With the launch of the SNP manifesto, the four main contenders for power at Holyrood have presented their proposals to the electorate and, as SNP leader Alex Salmond put it, await their instructions from the Scottish people. Promises yesterday ranged from scrapping business rates for 120,000 small businesses, increasing free nursery places by 50%, abolishing bridge tolls, cutting primary school class sizes to 18 to removing the graduate endowment tax as well, of course, as replacing council tax with a local income tax. It was all delivered in impressively professional style and the adjective "statesmanlike" was even heard among the press corps.

With a broad similarity between many of the manifesto commitments on the day-to-day issues of education, health, justice and the environment, the biggest differentiating factor between the major parties is the degree of devolution they espouse. Yesterday the prospect was raised of a second referendum on independence if the prospect were to be rejected in 2010 but the SNP subsequently returned to power. The possibility of this "neverendum" brings the charge that continuous uncertainty over the constitutional issues will siphon political energy away from more immediate policy-making as we continue to wrangle over the constitutional issues that have defined Scottish politics since Winnie Ewing won the Hamilton by-election for the SNP exactly 40 years ago.

As the party of independence, the SNP must, if it holds power in Edinburgh, deliver the referendum it has promised. Yet it and the voters are all too aware that many people who seem poised to vote SNP in 2007 are unlikely to support full independence in 2010, if the evidence of the polls is accurate. There is a further understanding that a likely outcome on May 3 is a coalition administration and that, again on the evidence of the polls, the more probable partners are the SNP and the LibDems. That combination, along with other possible permutations, including the status quo or a minority Labour administration, will all be in the minds of voters recording their constituency and list preferences. Inevitably, this provoked questions about a coalition agreement and it was significant that Mr Salmond, when pressed on the prospect of including a question on more powers for Holyrood in an independence referendum, refused to rule it out.
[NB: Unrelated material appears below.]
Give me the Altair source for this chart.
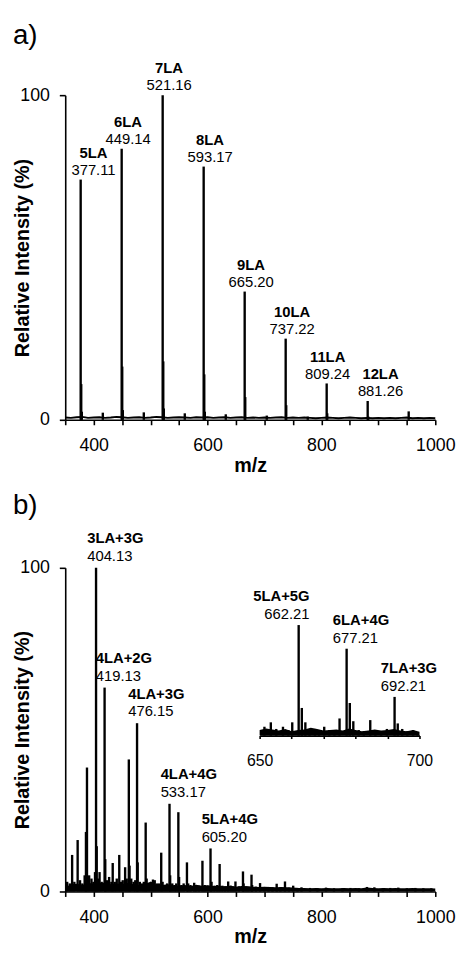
import altair as alt
import pandas as pd

FONT = "Liberation Sans"

# ---------------- panel a data ----------------
a_peak_mz = [377.11, 378.1, 379.1, 416.0, 449.14, 450.1, 451.1, 488.0, 521.16, 522.2,
             523.2, 560.0, 593.17, 594.2, 595.2, 632.0, 665.20, 666.2, 704.0, 737.22,
             738.2, 776.0, 809.24, 810.2, 881.26, 882.3, 953.3]
a_peak_int = [74.0, 11.0, 2.5, 2.2, 83.5, 16.4, 3.0, 2.3, 100.0, 18.0,
              3.5, 2.0, 78.0, 14.0, 2.5, 1.7, 39.5, 7.0, 1.3, 25.0,
              4.5, 1.0, 11.2, 2.0, 5.8, 1.0, 2.6]

base_mz = [350, 360, 370, 380, 390, 400, 410, 420, 430, 440,
           450, 460, 470, 480, 490, 500, 510, 520, 530, 540,
           550, 560, 570, 580, 590, 600, 610, 620, 630, 640,
           650, 660, 670, 680, 690, 700, 710, 720, 730, 740,
           750, 760, 770, 780, 790, 800, 810, 820, 830, 840,
           850, 860, 870, 880, 890, 900, 910, 920, 930, 940,
           950, 960, 970, 980, 990, 1000]
a_base_int = [0.7, 0.6, 0.8, 0.9, 0.6, 0.7, 0.8, 0.6, 0.7, 0.9,
              0.8, 0.6, 0.7, 0.8, 0.6, 0.7, 0.9, 0.8, 0.6, 0.7,
              0.8, 0.7, 0.6, 0.8, 0.7, 0.8, 0.6, 0.7, 0.8, 0.6,
              0.7, 0.8, 0.6, 0.7, 0.6, 0.7, 0.6, 0.7, 0.8, 0.6,
              0.7, 0.6, 0.7, 0.6, 0.5, 0.6, 0.7, 0.6, 0.5, 0.6,
              0.7, 0.6, 0.5, 0.6, 0.5, 0.6, 0.5, 0.6, 0.5, 0.6,
              0.7, 0.5, 0.6, 0.5, 0.6, 0.5]

a_lab_mz = [377.11, 449.14, 521.16, 593.17, 665.20, 737.22, 809.24, 881.26]
a_lab_int = [74.0, 83.5, 100.0, 78.0, 39.5, 25.0, 11.2, 5.8]
a_lab_name = ["5LA", "6LA", "7LA", "8LA", "9LA", "10LA", "11LA", "12LA"]
a_lab_val = ["377.11", "449.14", "521.16", "593.17", "665.20", "737.22", "809.24", "881.26"]

# ---------------- panel b data ----------------
b_peak_mz = [353.4, 358.0, 362.1, 366.0, 371.8, 376.0, 380.0, 384.1, 386.4, 388.2,
             392.0, 396.1, 399.5, 402.3, 404.13, 405.3, 408.0, 410.3, 414.0, 419.13,
             420.3, 423.0, 427.1, 431.0, 433.4, 437.0, 440.5, 444.9, 448.0, 451.0,
             455.2, 458.0, 461.7, 463.0, 466.0, 470.0, 473.0, 476.15, 477.3, 481.0,
             485.0, 488.0, 491.3, 493.0, 497.0, 501.0, 504.1, 507.2, 511.0, 515.0,
             518.6, 521.0, 525.0, 529.0, 533.17, 534.3, 538.0, 542.0, 545.0, 548.7,
             550.0, 554.0, 558.0, 563.8, 566.0, 570.0, 576.5, 580.0, 585.0, 591.0,
             595.0, 600.0, 605.20, 607.0, 612.0, 617.0, 621.2, 626.0, 631.0, 636.2,
             641.0, 645.0, 649.0, 655.0, 662.21, 663.3, 668.0, 672.0, 677.21, 678.3,
             685.0, 692.21, 700.0, 707.0, 714.0, 721.4, 728.0, 736.0, 743.0, 750.4,
             758.0, 765.0, 780.0, 793.0, 808.0, 822.0, 837.0, 851.0, 866.0, 880.0,
             893.0, 908.0, 921.0, 935.0, 950.0, 965.0, 979.0, 993.0]
b_peak_int = [3.0, 2.5, 11.3, 3.0, 15.9, 3.5, 2.5, 5.0, 18.4, 38.3,
              5.0, 4.0, 3.0, 6.0, 100.0, 14.0, 4.0, 6.0, 3.0, 63.0,
              10.0, 3.5, 4.5, 3.0, 8.8, 3.0, 4.0, 11.3, 3.0, 3.5,
              7.5, 4.0, 40.8, 8.0, 4.0, 3.0, 3.5, 52.0, 9.0, 3.0,
              2.5, 3.0, 21.3, 4.0, 2.5, 3.0, 3.7, 3.5, 2.5, 2.5,
              12.0, 3.0, 2.0, 2.5, 27.1, 5.0, 2.5, 2.0, 2.5, 24.5,
              4.5, 2.0, 2.5, 9.0, 2.5, 2.0, 2.7, 2.0, 1.8, 9.5,
              2.0, 1.8, 13.3, 3.0, 1.8, 2.0, 8.5, 1.8, 1.6, 3.1,
              1.8, 1.6, 3.1, 1.6, 6.2, 2.5, 1.6, 1.5, 5.2, 2.0,
              1.5, 2.6, 1.4, 1.4, 1.3, 2.4, 1.3, 3.1, 1.2, 1.8,
              1.1, 1.3, 1.1, 1.0, 1.2, 1.0, 1.0, 1.1, 1.0, 1.4,
              1.3, 1.0, 1.1, 1.2, 1.0, 1.1, 1.0, 1.0]

b_base_int = [1.2, 2.2, 2.4, 2.0, 2.7, 2.4, 2.6, 2.8, 2.2, 2.5,
              2.3, 2.6, 2.2, 2.0, 2.4, 3.0, 2.1, 2.0, 2.2, 1.9,
              1.8, 2.0, 1.7, 2.1, 1.8, 1.9, 1.7, 1.8, 1.6, 1.8,
              1.5, 1.7, 1.6, 1.5, 1.4, 1.5, 1.4, 1.3, 1.4, 1.3,
              1.2, 1.1, 1.1, 1.0, 1.1, 1.0, 1.1, 1.0, 1.0, 1.1,
              1.0, 1.1, 1.0, 1.2, 1.1, 1.0, 1.1, 1.0, 1.1, 1.0,
              1.0, 1.1, 1.0, 1.0, 1.0, 0.9]

b_lab_mz = [404.13, 419.13, 476.15, 533.17, 605.20]
b_lab_int = [100.0, 63.0, 52.0, 27.1, 13.3]
b_lab_name = ["3LA+3G", "4LA+2G", "4LA+3G", "4LA+4G", "5LA+4G"]
b_lab_val = ["404.13", "419.13", "476.15", "533.17", "605.20"]

# ---------------- inset data (relative to 662.21) ----------------
in_peak_mz = [651.5, 653.5, 655.2, 657.3, 659.0, 660.2, 662.21, 663.2, 664.3, 665.6,
              667.3, 668.6, 670.2, 671.8, 673.4, 675.0, 677.21, 678.2, 679.3, 681.0,
              682.6, 684.6, 686.2, 688.0, 689.8, 692.21, 693.2, 694.6, 696.2, 698.0,
              699.4]
in_peak_int = [8, 12, 6, 8, 5, 12, 100, 25, 12, 6,
               6, 5, 8, 5, 5, 15.5, 78.6, 29.5, 13, 5,
               4, 14, 5, 4, 6, 35, 11, 6, 4, 5,
               3]
in_base_mz = [650, 652, 654, 656, 658, 660, 662, 664, 666, 668,
              670, 672, 674, 676, 678, 680, 682, 684, 686, 688,
              690, 692, 694, 696, 698, 700]
in_base_int = [5.0, 6.5, 5.5, 4.5, 6.0, 4.0, 5.0, 5.5, 7.0, 6.0,
               4.5, 5.0, 5.5, 4.5, 6.5, 5.0, 4.0, 4.5, 5.5, 4.5,
               5.0, 6.0, 4.5, 4.0, 5.0, 3.5]
in_lab_mz = [662.21, 677.21, 692.21]
in_lab_int = [100, 78.6, 35]
in_lab_name = ["5LA+5G", "6LA+4G", "7LA+3G"]
in_lab_val = ["662.21", "677.21", "692.21"]

# ---------------- frames ----------------
a_peaks = pd.DataFrame({"mz": a_peak_mz, "i": a_peak_int})
a_base = pd.DataFrame({"mz": base_mz, "i": a_base_int})
a_labs = pd.DataFrame({"mz": a_lab_mz, "i": a_lab_int, "name": a_lab_name, "val": a_lab_val})
b_peaks = pd.DataFrame({"mz": b_peak_mz, "i": b_peak_int})
b_base = pd.DataFrame({"mz": base_mz, "i": b_base_int})
b_labs = pd.DataFrame({"mz": b_lab_mz, "i": b_lab_int, "name": b_lab_name, "val": b_lab_val})
in_peaks = pd.DataFrame({"mz": in_peak_mz, "i": in_peak_int})
in_base = pd.DataFrame({"mz": in_base_mz, "i": in_base_int})
in_labs = pd.DataFrame({"mz": in_lab_mz, "i": in_lab_int, "name": in_lab_name, "val": in_lab_val})

W = 375
HA = 329
HB = 328
PEAK_W = 2.4


def x_main():
    return alt.X("mz:Q",
                 scale=alt.Scale(domain=[350, 1000], nice=False, zero=False),
                 axis=alt.Axis(title="m/z", values=list(range(350, 1001, 50)),
                               labelExpr="datum.value % 200 === 0 ? datum.label : ''",
                               format="d", tickSize=5, labelPadding=12, titlePadding=1,
                               labelFontSize=18, titleFontSize=20, titleFontWeight="bold",
                               labelFlush=False, labelOverlap=False,
                               domainWidth=1.6, tickWidth=1.6, grid=False))


def y_main(h):
    return alt.Y("i:Q",
                 scale=alt.Scale(domain=[0, 100], nice=False),
                 axis=alt.Axis(title="Relative Intensity (%)", values=[0, 100],
                               tickSize=6, labelPadding=10, labelFontSize=18,
                               titleFontSize=20, titleFontWeight="bold",
                               titleX=-33, titleY=h / 2,
                               domainWidth=1.6, tickWidth=1.6, grid=False))


def label_pair(labs, X, Y, align, dx, dyv, dyn, flt=None):
    base = alt.Chart(labs)
    if flt is not None:
        base = base.transform_filter(flt)
    tv = base.mark_text(align=align, baseline="alphabetic", dx=dx, dy=dyv,
                        fontSize=15, font=FONT, color="black").encode(
        x=X, y=Y, text="val:N")
    tn = base.mark_text(align=align, baseline="alphabetic", dx=dx, dy=dyn,
                        fontSize=15, font=FONT, fontWeight="bold",
                        color="black").encode(x=X, y=Y, text="name:N")
    return [tv, tn]


def spectrum(peaks, base, h, base_kind):
    X = x_main()
    Y = y_main(h)
    if base_kind == "line":
        b = alt.Chart(base).mark_line(color="black", strokeWidth=2).encode(x=X, y=Y)
    else:
        b = alt.Chart(base).mark_area(color="black").encode(x=X, y=Y)
    r = alt.Chart(peaks).mark_rule(color="black", strokeWidth=PEAK_W).encode(
        x=X, y=Y, y2=alt.datum(0))
    return X, Y, [b, r]


# panel a
XA, YA, a_layers = spectrum(a_peaks, a_base, HA, "line")
a_layers += label_pair(a_labs, XA, YA, "center", 13, -5, -22,
                       "datum.mz < 400 || datum.mz > 850")
a_layers += label_pair(a_labs, XA, YA, "center", 1, -5, -22,
                       "datum.mz > 780 && datum.mz < 850")
a_layers += label_pair(a_labs, XA, YA, "center", 6.5, -5, -22,
                       "datum.mz > 400 && datum.mz < 780")
panel_a = alt.layer(*a_layers).properties(
    width=W, height=HA,
    title=alt.TitleParams("a)", anchor="start", fontSize=28, fontWeight="normal",
                          font=FONT, color="black", offset=12))

# panel b main
XB, YB, b_layers = spectrum(b_peaks, b_base, HB, "area")
b_layers += label_pair(b_labs, XB, YB, "left", -9, -7, -25)
main_b = alt.layer(*b_layers)

# inset
IX = alt.X("mz:Q",
           scale=alt.Scale(domain=[650, 700], range=[197, 359], nice=False, zero=False),
           axis=alt.Axis(orient="bottom", offset=-158, title=None,
                         values=[650, 660, 670, 680, 690, 700],
                         labelExpr="datum.value % 50 === 0 ? datum.label : ''",
                         format="d", tickSize=3, labelPadding=14, labelFontSize=16,
                         labelFlush=False, labelOverlap=False,
                         domainWidth=1.8, tickWidth=1.6, grid=False))
IY = alt.Y("i:Q", scale=alt.Scale(domain=[0, 100], range=[170, 58], nice=False), axis=None)

in_layers = [
    alt.Chart(in_base).mark_area(color="black").encode(x=IX, y=IY),
    alt.Chart(in_peaks).mark_rule(color="black", strokeWidth=PEAK_W).encode(
        x=IX, y=IY, y2=alt.datum(0)),
]
in_layers += label_pair(in_labs, IX, IY, "right", 11, -6, -24, "datum.mz < 670")
in_layers += label_pair(in_labs, IX, IY, "left", -14, -6, -24, "datum.mz >= 670")
inset = alt.layer(*in_layers)

panel_b = alt.layer(main_b, inset).resolve_scale(x="independent", y="independent").properties(
    width=W, height=HB,
    title=alt.TitleParams("b)", anchor="start", fontSize=28, fontWeight="normal",
                          font=FONT, color="black", offset=12))

chart = alt.vconcat(panel_a, panel_b, spacing=150, bounds="flush").properties(
    padding={"left": 5, "top": 8, "right": 0, "bottom": 0}
).configure_view(stroke=None).configure_axis(
    labelFont=FONT, titleFont=FONT, labelColor="black", titleColor="black",
    domainColor="black", tickColor="black"
)

chart.save("out.html", embed_options={"renderer": "svg", "actions": False})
Since that chimes with the policy of the Liberal Democrats, who yesterday ruled out agreeing to a referendum in order to form a coalition with the SNP, it would suggest both parties are privately considering how far they could go to overcome their differences. That, in turn, must focus attention on the common aims, in particular, the replacement of the council tax by a local income tax. Where the LibDems want a locally variable rate of between 3.5p and 3.75p in the pound, the SNP proposes a flat rate of 3p in the pound to achieve what Mr Salmond calls "the biggest tax cut in a generation"; but, more important, is exactly how that will be implemented to fund fully local government services. That will be the test of the SNP's credibility as a party of government rather than opposition, including whether it could negotiate to receive the money Scotland currently is awarded from the Treasury for council tax benefit.

How that relationship is maintained will be the defining feature of any SNP-led executive: while insisting on the referendum, Mr Salmond was equally emphatic that England would be the "biggest pal" of an independent Scotland. That must be non-negotiable.